Exercise details -
Skip any picture you find and retype all the remaining lines exactly.

▽

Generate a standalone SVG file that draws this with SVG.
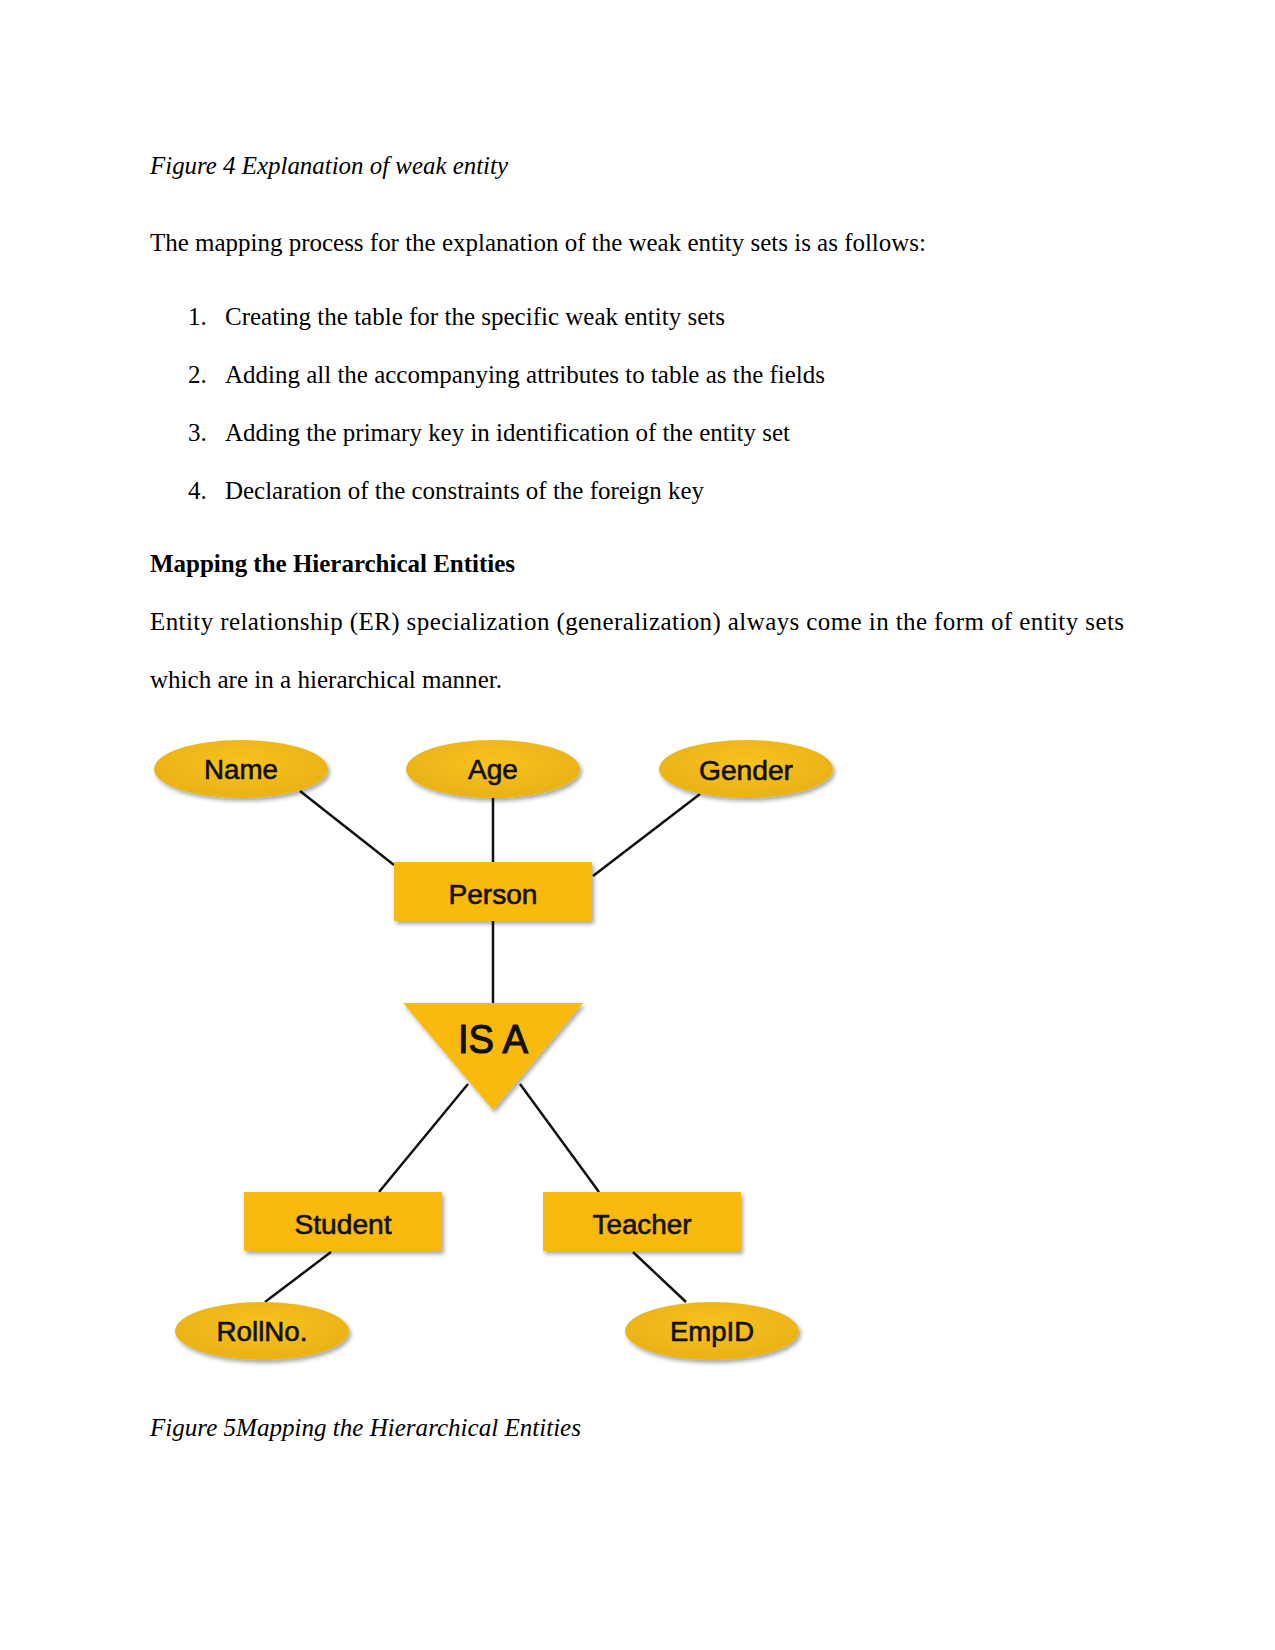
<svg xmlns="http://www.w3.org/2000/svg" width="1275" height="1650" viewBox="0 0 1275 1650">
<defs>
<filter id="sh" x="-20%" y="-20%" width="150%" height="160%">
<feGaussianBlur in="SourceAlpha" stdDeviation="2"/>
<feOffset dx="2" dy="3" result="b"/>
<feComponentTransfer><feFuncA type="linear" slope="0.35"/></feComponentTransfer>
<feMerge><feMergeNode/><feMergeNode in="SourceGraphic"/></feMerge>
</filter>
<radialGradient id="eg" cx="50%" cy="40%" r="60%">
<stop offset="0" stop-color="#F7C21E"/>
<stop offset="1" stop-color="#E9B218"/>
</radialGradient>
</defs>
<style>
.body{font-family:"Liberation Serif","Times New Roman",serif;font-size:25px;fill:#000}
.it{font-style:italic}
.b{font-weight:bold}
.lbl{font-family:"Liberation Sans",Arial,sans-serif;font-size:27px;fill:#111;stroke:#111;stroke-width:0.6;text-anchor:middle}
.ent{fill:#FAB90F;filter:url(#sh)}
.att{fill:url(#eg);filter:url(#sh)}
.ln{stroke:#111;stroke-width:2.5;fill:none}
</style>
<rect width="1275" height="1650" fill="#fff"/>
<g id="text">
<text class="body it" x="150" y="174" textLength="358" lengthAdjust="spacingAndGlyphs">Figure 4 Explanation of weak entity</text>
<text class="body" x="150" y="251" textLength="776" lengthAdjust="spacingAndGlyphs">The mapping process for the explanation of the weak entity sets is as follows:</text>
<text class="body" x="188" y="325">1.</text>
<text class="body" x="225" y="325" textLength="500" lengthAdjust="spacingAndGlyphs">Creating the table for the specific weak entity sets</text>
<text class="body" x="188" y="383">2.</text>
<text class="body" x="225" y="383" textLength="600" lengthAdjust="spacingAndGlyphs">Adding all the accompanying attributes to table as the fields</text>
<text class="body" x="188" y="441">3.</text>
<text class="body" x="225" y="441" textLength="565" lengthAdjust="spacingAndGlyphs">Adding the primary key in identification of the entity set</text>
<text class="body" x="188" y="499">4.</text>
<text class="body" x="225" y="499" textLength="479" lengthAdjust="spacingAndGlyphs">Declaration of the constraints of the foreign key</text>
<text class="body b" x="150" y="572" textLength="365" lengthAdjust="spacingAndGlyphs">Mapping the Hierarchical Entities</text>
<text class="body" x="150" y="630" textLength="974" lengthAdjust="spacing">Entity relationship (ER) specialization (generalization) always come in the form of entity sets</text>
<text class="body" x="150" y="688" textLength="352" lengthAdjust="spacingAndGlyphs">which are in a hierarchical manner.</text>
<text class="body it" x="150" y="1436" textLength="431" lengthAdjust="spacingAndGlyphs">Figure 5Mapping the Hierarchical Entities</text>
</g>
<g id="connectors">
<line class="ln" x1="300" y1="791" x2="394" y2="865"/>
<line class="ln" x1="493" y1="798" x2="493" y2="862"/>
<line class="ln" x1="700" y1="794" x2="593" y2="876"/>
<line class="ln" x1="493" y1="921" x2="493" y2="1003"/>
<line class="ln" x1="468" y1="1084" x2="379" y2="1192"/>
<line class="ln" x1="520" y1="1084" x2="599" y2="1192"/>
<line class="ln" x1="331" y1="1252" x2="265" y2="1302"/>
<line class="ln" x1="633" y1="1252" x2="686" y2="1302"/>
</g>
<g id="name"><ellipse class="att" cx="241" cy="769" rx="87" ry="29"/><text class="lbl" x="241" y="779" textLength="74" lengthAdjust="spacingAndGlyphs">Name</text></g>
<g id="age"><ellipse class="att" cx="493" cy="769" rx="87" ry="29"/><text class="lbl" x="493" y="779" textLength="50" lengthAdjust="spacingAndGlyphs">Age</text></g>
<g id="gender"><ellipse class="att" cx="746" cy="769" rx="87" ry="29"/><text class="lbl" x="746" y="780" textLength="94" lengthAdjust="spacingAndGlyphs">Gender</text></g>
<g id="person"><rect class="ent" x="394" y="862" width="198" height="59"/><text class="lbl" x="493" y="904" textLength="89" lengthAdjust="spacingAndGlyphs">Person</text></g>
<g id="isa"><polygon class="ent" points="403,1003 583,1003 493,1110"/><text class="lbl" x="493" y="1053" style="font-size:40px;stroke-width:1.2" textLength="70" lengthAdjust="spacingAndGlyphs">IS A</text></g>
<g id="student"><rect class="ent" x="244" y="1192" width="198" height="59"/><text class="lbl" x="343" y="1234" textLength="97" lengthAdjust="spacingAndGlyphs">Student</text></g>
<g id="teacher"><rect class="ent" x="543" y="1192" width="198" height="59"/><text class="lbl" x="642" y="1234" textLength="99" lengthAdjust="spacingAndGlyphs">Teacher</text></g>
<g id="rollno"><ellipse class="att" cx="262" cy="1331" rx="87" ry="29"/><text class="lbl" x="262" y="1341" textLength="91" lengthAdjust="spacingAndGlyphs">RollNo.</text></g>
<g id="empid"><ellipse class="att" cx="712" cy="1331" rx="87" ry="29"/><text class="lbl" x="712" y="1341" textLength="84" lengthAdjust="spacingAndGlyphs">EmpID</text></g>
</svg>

△

Exercise output -
Generate a standalone SVG file that draws this with SVG.
<svg xmlns="http://www.w3.org/2000/svg" width="1275" height="1650" viewBox="0 0 1275 1650">
<defs>
<filter id="sh" x="-20%" y="-20%" width="150%" height="160%">
<feGaussianBlur in="SourceAlpha" stdDeviation="2"/>
<feOffset dx="2" dy="3" result="b"/>
<feComponentTransfer><feFuncA type="linear" slope="0.35"/></feComponentTransfer>
<feMerge><feMergeNode/><feMergeNode in="SourceGraphic"/></feMerge>
</filter>
<radialGradient id="eg" cx="50%" cy="40%" r="60%">
<stop offset="0" stop-color="#F7C21E"/>
<stop offset="1" stop-color="#E9B218"/>
</radialGradient>
</defs>
<style>
.body{font-family:"Liberation Serif","Times New Roman",serif;font-size:25px;fill:#000}
.it{font-style:italic}
.b{font-weight:bold}
.lbl{font-family:"Liberation Sans",Arial,sans-serif;font-size:27px;fill:#111;stroke:#111;stroke-width:0.6;text-anchor:middle}
.ent{fill:#FAB90F;filter:url(#sh)}
.att{fill:url(#eg);filter:url(#sh)}
.ln{stroke:#111;stroke-width:2.5;fill:none}
</style>
<rect width="1275" height="1650" fill="#fff"/>
<g id="text">
<text class="body it" x="150" y="174" textLength="358" lengthAdjust="spacingAndGlyphs">Figure 4 Explanation of weak entity</text>
<text class="body" x="150" y="251" textLength="776" lengthAdjust="spacingAndGlyphs">The mapping process for the explanation of the weak entity sets is as follows:</text>
<text class="body" x="188" y="325">1.</text>
<text class="body" x="225" y="325" textLength="500" lengthAdjust="spacingAndGlyphs">Creating the table for the specific weak entity sets</text>
<text class="body" x="188" y="383">2.</text>
<text class="body" x="225" y="383" textLength="600" lengthAdjust="spacingAndGlyphs">Adding all the accompanying attributes to table as the fields</text>
<text class="body" x="188" y="441">3.</text>
<text class="body" x="225" y="441" textLength="565" lengthAdjust="spacingAndGlyphs">Adding the primary key in identification of the entity set</text>
<text class="body" x="188" y="499">4.</text>
<text class="body" x="225" y="499" textLength="479" lengthAdjust="spacingAndGlyphs">Declaration of the constraints of the foreign key</text>
<text class="body b" x="150" y="572" textLength="365" lengthAdjust="spacingAndGlyphs">Mapping the Hierarchical Entities</text>
<text class="body" x="150" y="630" textLength="974" lengthAdjust="spacing">Entity relationship (ER) specialization (generalization) always come in the form of entity sets</text>
<text class="body" x="150" y="688" textLength="352" lengthAdjust="spacingAndGlyphs">which are in a hierarchical manner.</text>
<text class="body it" x="150" y="1436" textLength="431" lengthAdjust="spacingAndGlyphs">Figure 5Mapping the Hierarchical Entities</text>
</g>
<g id="connectors">
<line class="ln" x1="300" y1="791" x2="394" y2="865"/>
<line class="ln" x1="493" y1="798" x2="493" y2="862"/>
<line class="ln" x1="700" y1="794" x2="593" y2="876"/>
<line class="ln" x1="493" y1="921" x2="493" y2="1003"/>
<line class="ln" x1="468" y1="1084" x2="379" y2="1192"/>
<line class="ln" x1="520" y1="1084" x2="599" y2="1192"/>
<line class="ln" x1="331" y1="1252" x2="265" y2="1302"/>
<line class="ln" x1="633" y1="1252" x2="686" y2="1302"/>
</g>
<g id="name"><ellipse class="att" cx="241" cy="769" rx="87" ry="29"/><text class="lbl" x="241" y="779" textLength="74" lengthAdjust="spacingAndGlyphs">Name</text></g>
<g id="age"><ellipse class="att" cx="493" cy="769" rx="87" ry="29"/><text class="lbl" x="493" y="779" textLength="50" lengthAdjust="spacingAndGlyphs">Age</text></g>
<g id="gender"><ellipse class="att" cx="746" cy="769" rx="87" ry="29"/><text class="lbl" x="746" y="780" textLength="94" lengthAdjust="spacingAndGlyphs">Gender</text></g>
<g id="person"><rect class="ent" x="394" y="862" width="198" height="59"/><text class="lbl" x="493" y="904" textLength="89" lengthAdjust="spacingAndGlyphs">Person</text></g>
<g id="isa"><polygon class="ent" points="403,1003 583,1003 493,1110"/><text class="lbl" x="493" y="1053" style="font-size:40px;stroke-width:1.2" textLength="70" lengthAdjust="spacingAndGlyphs">IS A</text></g>
<g id="student"><rect class="ent" x="244" y="1192" width="198" height="59"/><text class="lbl" x="343" y="1234" textLength="97" lengthAdjust="spacingAndGlyphs">Student</text></g>
<g id="teacher"><rect class="ent" x="543" y="1192" width="198" height="59"/><text class="lbl" x="642" y="1234" textLength="99" lengthAdjust="spacingAndGlyphs">Teacher</text></g>
<g id="rollno"><ellipse class="att" cx="262" cy="1331" rx="87" ry="29"/><text class="lbl" x="262" y="1341" textLength="91" lengthAdjust="spacingAndGlyphs">RollNo.</text></g>
<g id="empid"><ellipse class="att" cx="712" cy="1331" rx="87" ry="29"/><text class="lbl" x="712" y="1341" textLength="84" lengthAdjust="spacingAndGlyphs">EmpID</text></g>
</svg>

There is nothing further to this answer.